Satellite and radio navigation aids were non-existent in those days and Blaauw flew
this leg at an altitude of about 7000 feet in order to increase the visible horizon.
The navigators had to carefully estimate drift as they crossed the 180 nautical miles (300km)
of Indian Ocean that separates the Comoros from Africa and northern Mozambique
and so, every now and then, Blaauw would descend to a lower altitude
so that they might obtain a better view of the set and condition of the sea below.

Accurate estimation of drift, or lateral displacement, was a pre-requisite to their navigation
as they crossed the ocean. To achieve this the navigators made frequent checks on the set of the waves
on the sea below and by reference to a small 'drift recorder'.
Lieutenant (now Lt. Gen., Retd.) Willem Bergh describes the drift recorder as being,
"A primitive but reliable little B16 compass only graduated in 5-degree intervals
and strung up against the windscreen by rubber cords"
Dakotas, at that time, were not equipped for maritime flights and this was probably the first long flight
of a Dakota straight into the middle of the ocean.
The navigators did have a bubble sextant but without a proper astrodome their observations
could not be relied upon for position fixes.
One instrument the Daks did have was a radio compass but, without a beacon at their destination,
this was of no help at all on this leg of the flight.

Lieutenants Ralston and Bergh set course for the middle of the Comoro Island group,
and the high peaks of Nzwani which would have been visible from a considerable distance.
Unknown to these modern navigators they were using a navigation technique
perfected by Polynesian voyagers in their explorations across the vastness of the Pacific Ocean
more than 3000 years ago.
This technique requires that one sets a course for the centre of an island chain or group
knowing that should drift set to the one side or the other at least one or more of the outlying islands
will be found and from there it is a simple matter to veer right or left to find the destination.
The higher and more visible the centre island the further off it can be identified
and so a smaller course correction can be made and at an earlier stage in the voyage.

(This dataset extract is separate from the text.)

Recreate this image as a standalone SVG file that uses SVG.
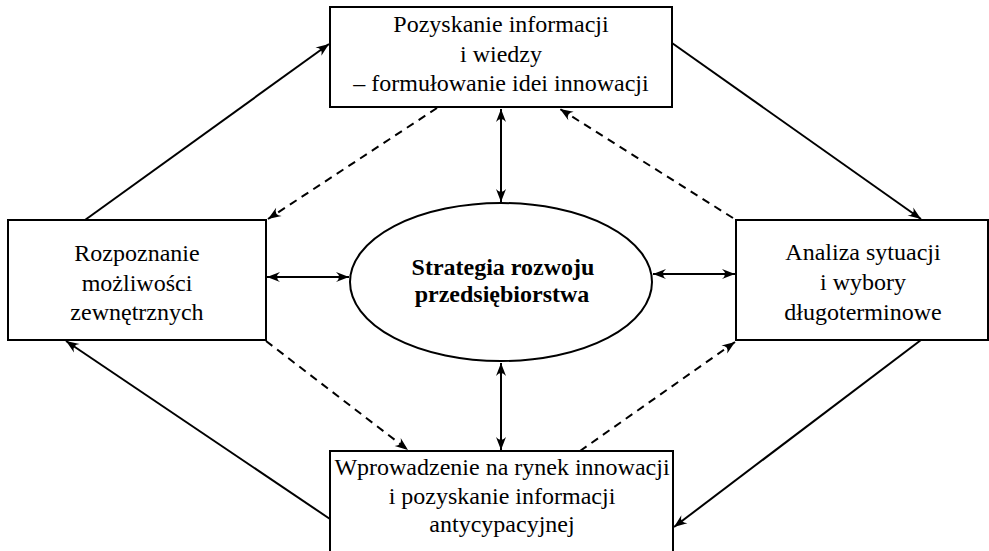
<svg xmlns="http://www.w3.org/2000/svg" width="989" height="551" viewBox="0 0 989 551">
<style>
.box{fill:#fff;stroke:#000;stroke-width:2}
.t{font-family:"Liberation Serif","Times New Roman",serif;font-size:24px;fill:#000;text-anchor:middle}
.b{font-weight:bold}
.ln{fill:none;stroke:#000;stroke-width:2;marker-end:url(#ah)}
.ds{stroke-dasharray:8 6}
.dbl{marker-start:url(#ah)}
</style>
<defs>
<marker id="ah" viewBox="-14 -6 15 12" refX="0" refY="0" markerWidth="15" markerHeight="12" markerUnits="userSpaceOnUse" orient="auto-start-reverse">
<path d="M0,0 L-13,-5 Q-7,0 -13,5 Z" fill="#000"/>
</marker>
</defs>
<rect width="989" height="551" fill="#fff"/>
<g id="connectors">
<line class="ln" x1="85" y1="220" x2="329" y2="44"/>
<line class="ln" x1="672" y1="43" x2="921" y2="219"/>
<line class="ln" x1="921" y1="340" x2="674" y2="527"/>
<line class="ln" x1="330" y1="519" x2="66" y2="341"/>
<line class="ln ds" x1="437" y1="108" x2="268" y2="219"/>
<line class="ln ds" x1="733" y1="218" x2="560" y2="109"/>
<line class="ln ds" x1="266" y1="341" x2="408" y2="450"/>
<line class="ln ds" x1="580" y1="451" x2="735" y2="342"/>
<line class="ln dbl" x1="501" y1="109" x2="501" y2="202"/>
<line class="ln dbl" x1="501" y1="363" x2="501" y2="450"/>
<line class="ln dbl" x1="267" y1="277" x2="349" y2="277"/>
<line class="ln dbl" x1="653" y1="274" x2="735" y2="274"/>
</g>
<g id="n_top">
<rect class="box" x="330" y="7" width="342" height="100"/>
<text class="t" x="501" y="32">Pozyskanie informacji</text>
<text class="t" x="501" y="62">i wiedzy</text>
<text class="t" x="501" y="91">– formułowanie idei innowacji</text>
</g>
<g id="n_left">
<rect class="box" x="8" y="220" width="258" height="120"/>
<text class="t" x="137" y="261">Rozpoznanie</text>
<text class="t" x="137" y="291">możliwości</text>
<text class="t" x="137" y="320">zewnętrznych</text>
</g>
<g id="n_right">
<rect class="box" x="736" y="220" width="252" height="120"/>
<text class="t" x="863" y="260">Analiza sytuacji</text>
<text class="t" x="863" y="290">i wybory</text>
<text class="t" x="863" y="320">długoterminowe</text>
</g>
<g id="n_bottom">
<rect class="box" x="330" y="451" width="343" height="110"/>
<text class="t" x="502" y="475">Wprowadzenie na rynek innowacji</text>
<text class="t" x="502" y="504">i pozyskanie informacji</text>
<text class="t" x="502" y="532">antycypacyjnej</text>
</g>
<g id="n_center">
<ellipse class="box" cx="501" cy="282" rx="151" ry="79"/>
<text class="t b" x="503" y="275">Strategia rozwoju</text>
<text class="t b" x="502" y="302">przedsiębiorstwa</text>
</g>
</svg>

Willem Bergh again describes the crossing.
"With the above limited navigation aids we had to rely on drifts,
taken from white horses on wave tops, and sun sextant sightings.
Theoretically this was ideal, since drift gave you the windshift across course
(hence verifying direction)
while flying into the sun gave single position lines at right angles to the course
(thereby verifying speed and progress)
- the two combined provided a vector for windspeed and direction.
But, white horses only appear on waves at a wind speed of about 17 knots,
so that you can drift considerably off course before being able to determine it.
Furthermore, sextant sightings taken under such difficult conditions
were suspect and only served to confirm speed.
So, firstly we had to fly reasonably high for easier early recognition of the island layout,
while aiming for the middle island of Anjouan (Nzwani).
We should then spot Moheli (Mwali) to the left, Anjouan straight ahead,
and Mayotte (Maore) far off to the right.
This, fortunately, was the case with good drift estimates all the way".

Shortly before 06:00hrs they might have sighted high cloud masking the towering,
2361 metre, volcanic cone of Kartala on Ngazija far over on their port (left) side.
Below and off the port quarter lay Mwali and dead ahead were the jagged peaks of Nzwani.
Their navigational expertise could not have been better
for they had accurately navigated across 180 nautical miles of open ocean
without anything more sophisticated than their experience,
visual corrections and a small B16 compass.

When they were some 30 nautical miles south of Mwali Blaauw banked right
and made course due east direct for Maore.
Shortly after 07:05Hrs they flew over Maore and after a pass around the reef-encircled island
they landed on the rough airstrip on Pamanzi.
The time was 07:25Hrs.
Incidentally, this landing strip on Pamanzi had been built by South African forces
during their World War II campaigns against the Vichy French forces in Madagascar.